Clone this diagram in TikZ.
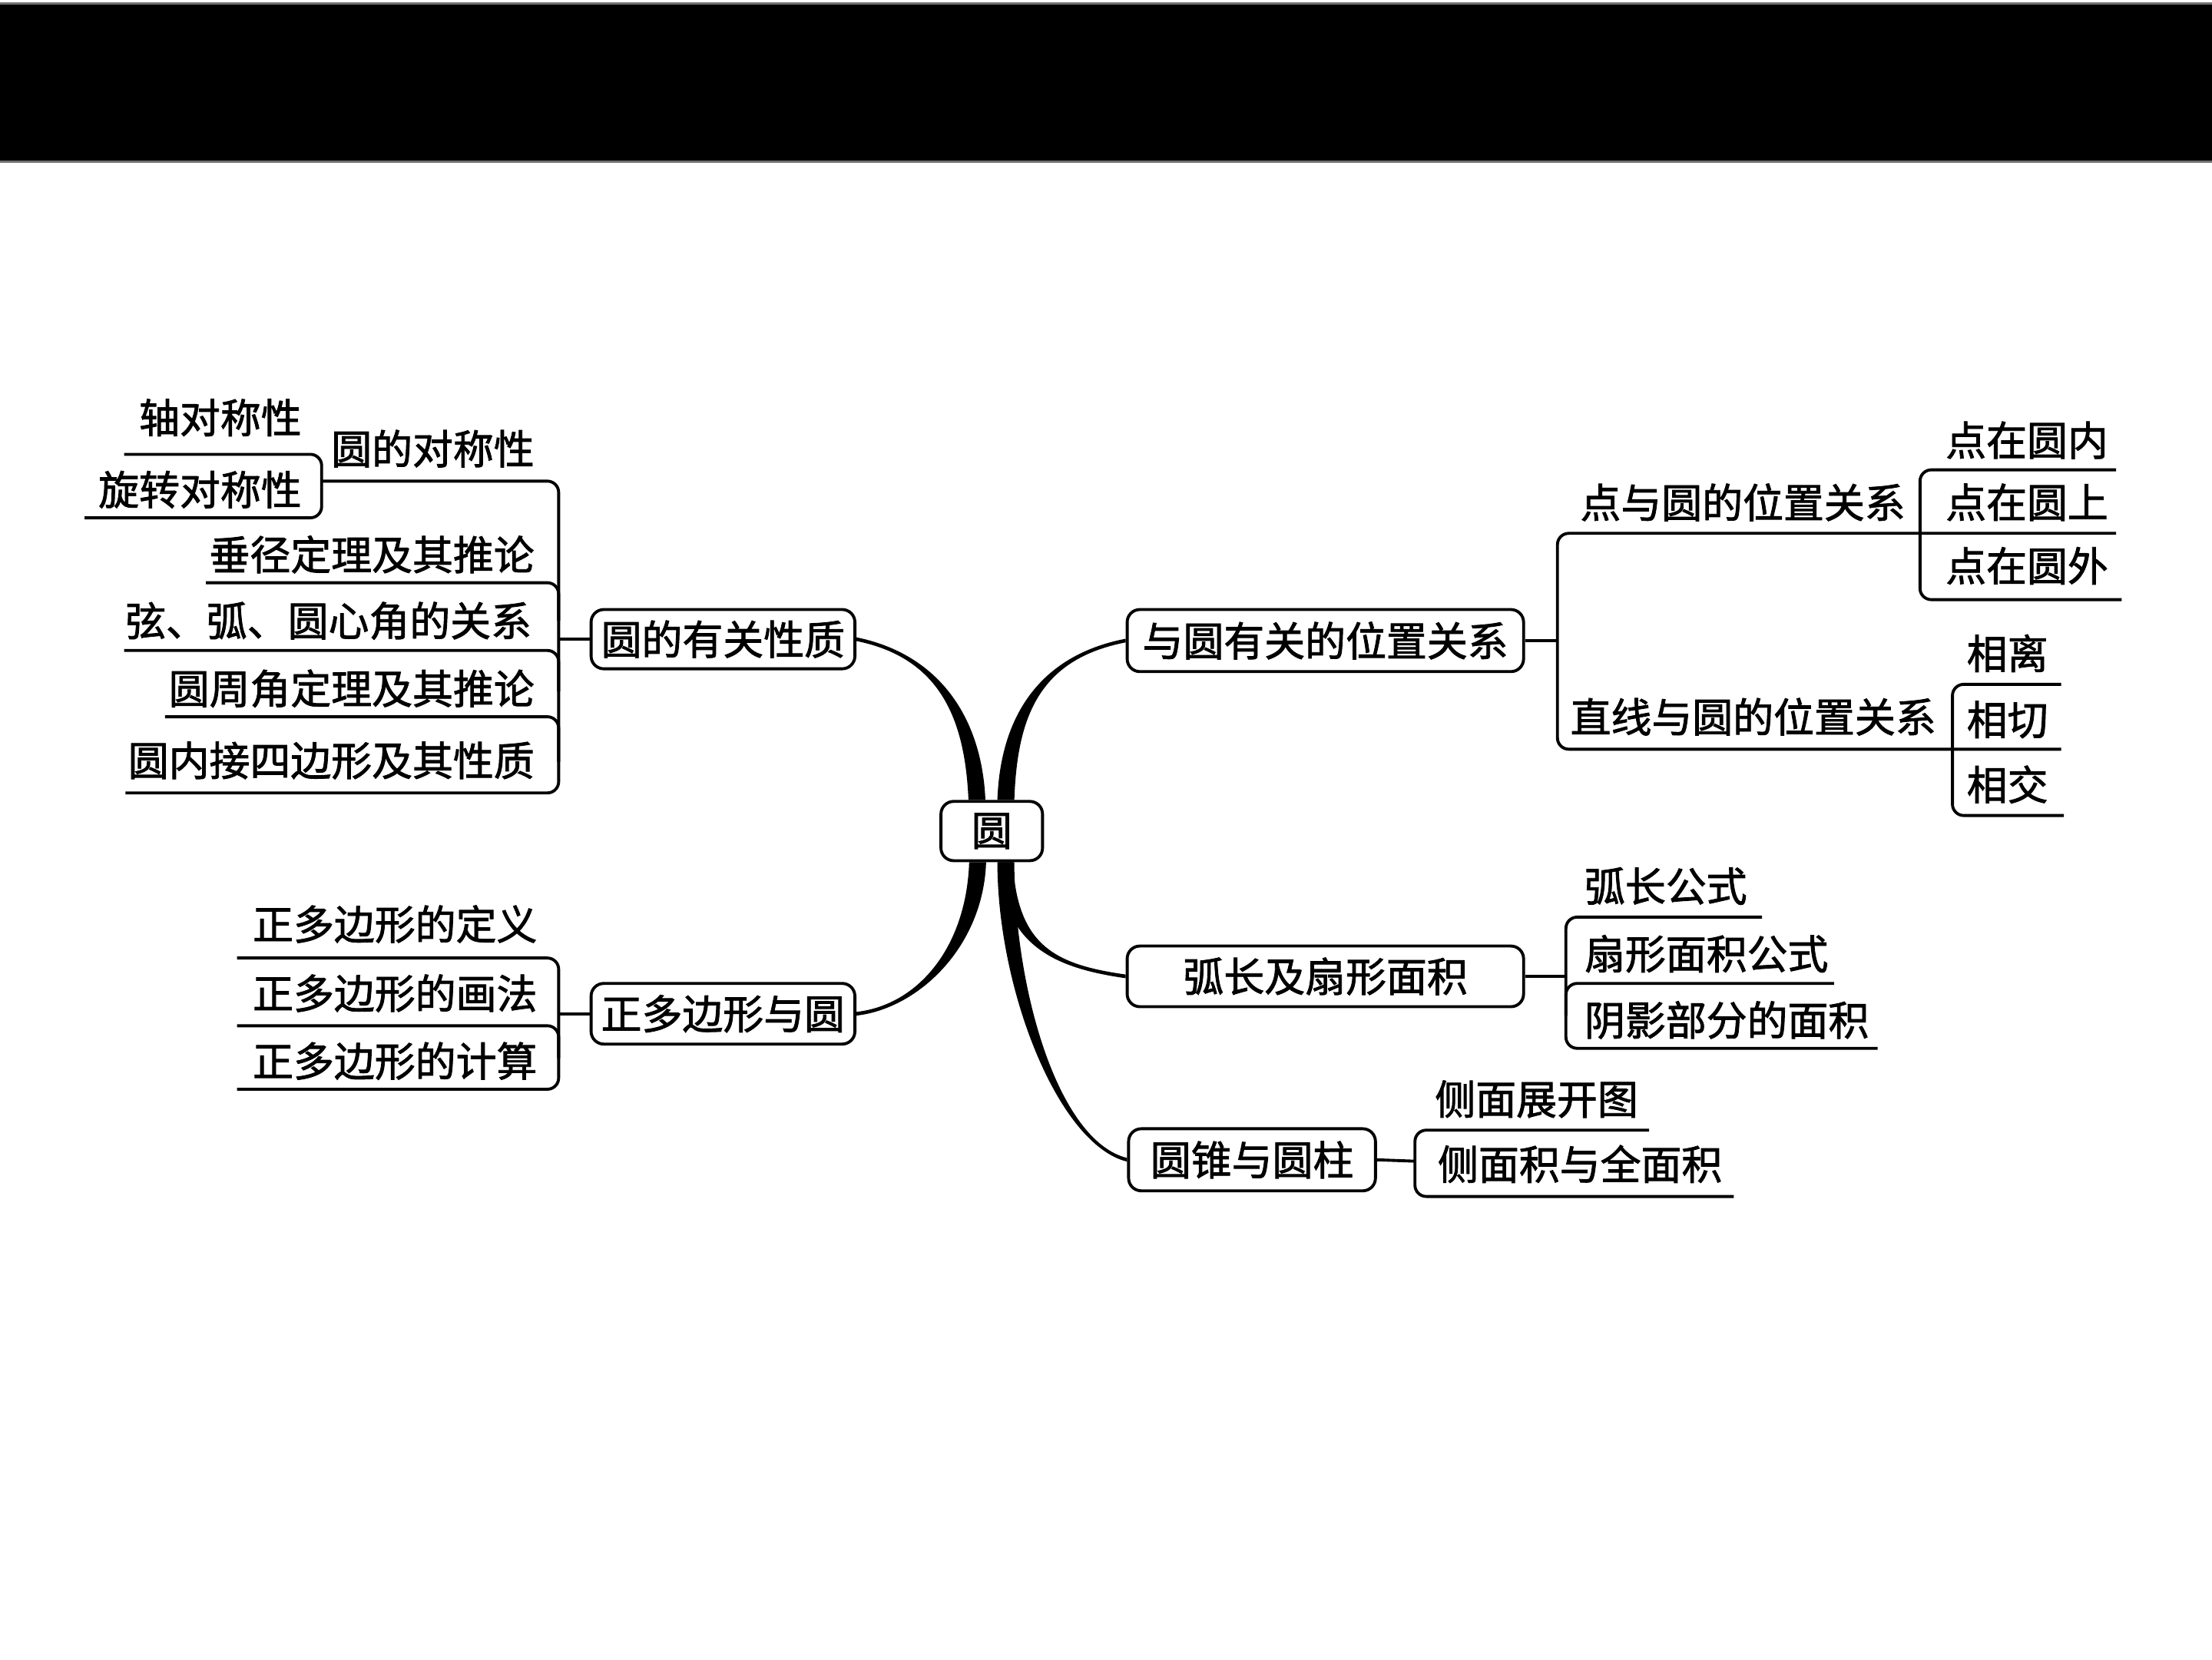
\documentclass[tikz,border=0pt]{standalone}
\usepackage{fontspec}
\setmainfont{Noto Sans CJK SC}[FakeBold=1.6]
\usetikzlibrary{calc,backgrounds}
\newcommand\fs{\fontsize{28.8}{32}\selectfont}
% tapered mind-map branch: #1 start, #2 end, #3 ctrl offset from start, #4 ctrl offset from end,
% #5 half-width vector at start, #6 half-width vector at end
\newcommand\taper[6]{%
  \fill ($(#1)+(#5)$) .. controls ($(#1)+(#5)+(#3)$) and ($(#2)+(#6)+(#4)$) .. ($(#2)+(#6)$)
     -- ($(#2)-(#6)$) .. controls ($(#2)-(#6)+(#4)$) and ($(#1)-(#5)+(#3)$) .. ($(#1)-(#5)$) -- cycle;}
\begin{document}
\begin{tikzpicture}[x=1pt,y=1pt,
  box/.style={draw, line width=2.1pt, rounded corners=9pt, fill=white, inner sep=0pt,
              minimum height=42pt, font=\fs},
  leaf/.style={inner sep=0pt, font=\fs},
  ul/.style={line width=2.1pt, rounded corners=8pt}]
\useasboundingbox (0,0) rectangle (1568,-1176);
% header bar
\fill[black!55] (0,-1.6) rectangle (1568,-115.4);
\fill[black] (0,-3.3) rectangle (1568,-113.8);

% main boxes
\node[box, minimum width=72pt] (root) at (703,-589) {圆};
\node[box, minimum width=187pt] (l1) at (512.5,-453) {圆的有关性质};
\node[box, minimum width=187pt, minimum height=43pt] (l2) at (512.5,-718.5) {正多边形与圆};
\node[box, minimum width=281pt, minimum height=44pt] (r1) at (939.5,-454) {与圆有关的位置关系};
\node[box, minimum width=281pt, minimum height=43pt] (r2) at (939.5,-692) {弧长及扇形面积};
\node[box, minimum width=175pt, minimum height=44pt] (r3) at (887.5,-822) {圆锥与圆柱};

% left group 1
\node[leaf, anchor=east] (a1) at (214,-296) {轴对称性};
\node[leaf, anchor=east] (a2) at (214,-347) {旋转对称性};
\node[leaf, anchor=east] (a) at (379,-318) {圆的对称性};
\node[leaf, anchor=east] (b) at (379,-393) {垂径定理及其推论};
\node[leaf, anchor=east] (c) at (377,-440) {弦、弧、圆心角的关系};
\node[leaf, anchor=east] (d) at (379,-488) {圆周角定理及其推论};
\node[leaf, anchor=east] (e) at (379,-539) {圆内接四边形及其性质};
\draw[ul] (88,-322) -- (228,-322) -- (228,-367) -- (60,-367);
\draw[ul] (228,-341) -- (396,-341) -- (396,-562) -- (89,-562);
\draw[ul] (146,-413) -- (396,-413) -- (396,-440);
\draw[ul] (88,-461) -- (396,-461) -- (396,-490);
\draw[ul] (117,-508) -- (396,-508) -- (396,-540);
\draw[ul] (l1.west) -- (396,-453);

% left group 2
\node[leaf, anchor=east] (f) at (381,-655) {正多边形的定义};
\node[leaf, anchor=east] (g) at (381,-704) {正多边形的画法};
\node[leaf, anchor=east] (h) at (381,-752) {正多边形的计算};
\draw[ul] (168,-679) -- (396,-679) -- (396,-772) -- (168,-772);
\draw[ul] (168,-727) -- (396,-727) -- (396,-750);
\draw[ul] (l2.west) -- (396,-718.5);

% right group 1
\node[leaf, anchor=west] (p) at (1120,-356) {点与圆的位置关系};
\node[leaf, anchor=west] (q) at (1113,-508) {直线与圆的位置关系};
\node[leaf, anchor=west] (p1) at (1379,-312) {点在圆内};
\node[leaf, anchor=west] (p2) at (1379,-356) {点在圆上};
\node[leaf, anchor=west] (p3) at (1379,-401) {点在圆外};
\node[leaf, anchor=west] (q1) at (1394,-463) {相离};
\node[leaf, anchor=west] (q2) at (1394,-510) {相切};
\node[leaf, anchor=west] (q3) at (1394,-556) {相交};
\draw[ul] (r1.east) -- (1104,-454);
\draw[ul] (1500,-378) -- (1104,-378) -- (1104,-531) -- (1461,-531);
\draw[ul] (1500,-333) -- (1361,-333) -- (1361,-425) -- (1504,-425);
\draw[ul] (1461,-485) -- (1384,-485) -- (1384,-578) -- (1463,-578);

% right group 2
\node[leaf, anchor=west] (s1) at (1123,-628) {弧长公式};
\node[leaf, anchor=west] (s2) at (1123,-676) {扇形面积公式};
\node[leaf, anchor=west] (s3) at (1123,-723) {阴影部分的面积};
\draw[ul] (r2.east) -- (1110,-692);
\draw[ul] (1249,-650) -- (1110,-650) -- (1110,-743) -- (1331,-743);
\draw[ul] (1300,-697) -- (1110,-697) -- (1110,-720);

% right group 3
\node[leaf, anchor=west] (t1) at (1017,-779) {侧面展开图};
\node[leaf, anchor=west] (t2) at (1019,-825) {侧面积与全面积};
\draw[ul] (r3.east) -- (1003,-823);
\draw[ul] (1169,-801) -- (1003,-801) -- (1003,-848) -- (1229,-848);

% tapered main branches
\coordinate (tl0) at ($(root.north)+(-10.5,0)$);
\coordinate (tr0) at ($(root.north)+(10,0)$);
\coordinate (bl0) at ($(root.south)+(-10,0)$);
\coordinate (br0) at ($(root.south)+(10,0)$);
\begin{scope}[on background layer]
\taper{tl0}{l1.east}{-2.5,58}{59,-12}{-6,0}{0,-1.3}
\taper{tr0}{r1.west}{2,58}{-62,-12}{-6,0}{0,1.3}
\taper{bl0}{l2.east}{-2,-60}{44,5}{6,0}{0,-1.3}
\taper{br0}{r3.west}{0,-90}{-49,12}{6,0}{0,1.3}
\taper{br0}{r2.west}{3,-60}{-49,7}{5,0}{0,1.3}
\end{scope}
\end{tikzpicture}
\end{document}
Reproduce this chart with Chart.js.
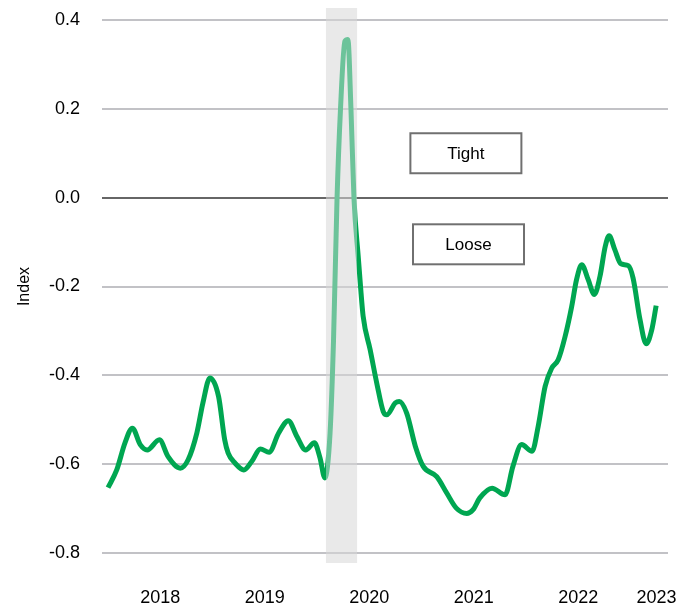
<!DOCTYPE html>
<html>
<head>
<meta charset="utf-8">
<script src="https://cdn.jsdelivr.net/npm/chart.js@4.4.1/dist/chart.umd.min.js"></script>
<style>
  html, body { margin: 0; padding: 0; background: #fff; }
  #wrap { width: 690px; height: 608px; }
</style>
</head>
<body>
<div id="wrap"><canvas id="indexChart" width="690" height="608"></canvas></div>
<script>
// months since Jan 2018
const months = [0, 1.0, 1.95, 2.8, 3.7, 4.5, 5.9, 6.9, 8.3, 9.2,
  10.2, 10.9, 11.7, 12.7, 13.4, 13.8, 14.6, 15.6, 16.5, 17.5,
  18.5, 19.6, 20.7, 21.7, 22.7, 23.7, 24.35, 24.9, 25.5, 25.9,
  26.3, 26.7, 27.2, 27.55, 27.9, 28.25, 28.75, 29.0, 29.3, 30.1,
  30.9, 31.6, 32.0, 33.0, 33.45, 34.3, 35.3, 36.2, 37.75, 38.9,
  40.0, 41.2, 41.9, 42.7, 44.1, 45.6, 46.5, 47.5, 48.7, 49.4,
  50.2, 50.95, 51.7, 52.5, 53.25, 53.8, 54.4, 55.15, 55.85, 56.5,
  57.1, 57.55, 58.2, 58.9, 59.75, 60.3, 61.1, 61.8, 62.45, 62.95];

const indexValues = [-0.653, -0.613, -0.552, -0.519, -0.556, -0.568, -0.545, -0.583, -0.609, -0.590,
  -0.530, -0.462, -0.406, -0.448, -0.545, -0.575, -0.598, -0.613, -0.594, -0.566,
  -0.573, -0.530, -0.502, -0.538, -0.568, -0.552, -0.586, -0.631, -0.530, -0.320,
  -0.003, 0.200, 0.352, 0.356, 0.200, -0.003, -0.136, -0.200, -0.267, -0.342,
  -0.421, -0.481, -0.489, -0.462, -0.459, -0.485, -0.560, -0.605, -0.628, -0.665,
  -0.699, -0.711, -0.703, -0.676, -0.654, -0.669, -0.605, -0.556, -0.571, -0.515,
  -0.425, -0.384, -0.365, -0.312, -0.245, -0.185, -0.151, -0.185, -0.218, -0.177,
  -0.110, -0.086, -0.117, -0.149, -0.153, -0.181, -0.275, -0.329, -0.297, -0.243];

// x axis labels and where they sit (months)
const yearLabels = ["2018", "2019", "2020", "2021", "2022", "2023"];
const yearTicks = [6, 18, 30, 42, 54, 63];

// shaded period (months)
const shadeStart = 25.03;
const shadeEnd = 28.6;

// Tight / Loose boxes
const boxLabels = ["Tight", "Loose"];
const boxMonths = [41.1, 41.4];
const boxValues = [0.10, -0.105];

const darkGreen = "#00a651";
const lightGreen = "#6cc39a";

document.addEventListener("DOMContentLoaded", function () {
  Chart.defaults.font.family = "'Liberation Sans', Arial, sans-serif";
  Chart.defaults.color = "#000";

  // grey band behind the line
  const shadePlugin = {
    id: "shade",
    beforeDatasetsDraw(chart) {
      const x = chart.scales.x;
      const area = chart.chartArea;
      const ctx = chart.ctx;
      const x0 = x.getPixelForValue(shadeStart);
      const x1 = x.getPixelForValue(shadeEnd);
      ctx.save();
      ctx.fillStyle = "rgba(215, 215, 215, 0.55)";
      ctx.fillRect(x0, area.top - 12, x1 - x0, area.bottom - area.top + 22);
      ctx.restore();
    }
  };

  // labelled boxes
  const boxPlugin = {
    id: "boxes",
    afterDatasetsDraw(chart) {
      const ctx = chart.ctx;
      ctx.save();
      ctx.font = "17px 'Liberation Sans', Arial, sans-serif";
      ctx.textAlign = "center";
      ctx.textBaseline = "middle";
      boxLabels.forEach((label, i) => {
        const cx = chart.scales.x.getPixelForValue(boxMonths[i]);
        const cy = chart.scales.y.getPixelForValue(boxValues[i]);
        const w = 111, h = 40;
        ctx.fillStyle = "#fff";
        ctx.fillRect(cx - w / 2, cy - h / 2, w, h);
        ctx.strokeStyle = "#707070";
        ctx.lineWidth = 2;
        ctx.strokeRect(cx - w / 2, cy - h / 2, w, h);
        ctx.fillStyle = "#000";
        ctx.fillText(label, cx, cy + 1);
      });
      ctx.restore();
    }
  };

  // line is lighter inside the shaded period
  function lineColor(context) {
    const chart = context.chart;
    if (!chart.chartArea || !chart.scales.x) return darkGreen;
    const w = chart.width;
    const x0 = chart.scales.x.getPixelForValue(shadeStart) / w;
    const x1 = chart.scales.x.getPixelForValue(shadeEnd) / w;
    const g = chart.ctx.createLinearGradient(0, 0, w, 0);
    g.addColorStop(0, darkGreen);
    g.addColorStop(x0, darkGreen);
    g.addColorStop(x0, lightGreen);
    g.addColorStop(x1, lightGreen);
    g.addColorStop(x1, darkGreen);
    g.addColorStop(1, darkGreen);
    return g;
  }

  const points = months.map((m, i) => ({ x: m, y: indexValues[i] }));

  new Chart(document.getElementById("indexChart").getContext("2d"), {
    type: "line",
    data: {
      datasets: [{
        data: points,
        borderColor: lineColor,
        borderWidth: 5,
        pointRadius: 0,
        fill: false,
        cubicInterpolationMode: "monotone"
      }]
    },
    options: {
      responsive: false,
      animation: false,
      layout: { padding: { left: 0, right: 22, top: 20, bottom: 0 } },
      plugins: { legend: { display: false }, tooltip: { enabled: false } },
      scales: {
        x: {
          type: "linear",
          min: -0.69,
          max: 64.31,
          grid: { display: false, drawTicks: false },
          border: { display: false },
          afterBuildTicks: axis => {
            axis.ticks = yearTicks.map(v => ({ value: v }));
          },
          afterFit: axis => {
            axis.height = 55;
            axis.paddingLeft = 0;
            axis.paddingRight = 0;
          },
          ticks: {
            autoSkip: false,
            maxRotation: 0,
            padding: 34,
            font: { size: 18 },
            callback: (val, i) => yearLabels[i]
          }
        },
        y: {
          min: -0.8,
          max: 0.4,
          afterFit: axis => {
            axis.width = 102;
            axis.paddingTop = 0;
            axis.paddingBottom = 0;
          },
          border: { display: false },
          grid: {
            drawTicks: false,
            lineWidth: 2,
            color: c => Math.abs(c.tick.value) < 1e-9 ? "#666666" : "#c2c2c6"
          },
          ticks: {
            stepSize: 0.2,
            padding: 22,
            font: { size: 18 },
            callback: v => Math.abs(v) < 1e-9 ? "0.0" : v.toFixed(1)
          },
          title: {
            display: true,
            text: "Index",
            font: { size: 16 },
            padding: { top: 15, bottom: 0 }
          }
        }
      }
    },
    plugins: [shadePlugin, boxPlugin]
  });
});
</script>
</body>
</html>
-=-=-=-=-
* _Given task_:
Search the material above for "this". Pull out each line where it shows up.

* _Full answer_:
Clone this diagram in TikZ.
Reproduce this chart with Chart.js.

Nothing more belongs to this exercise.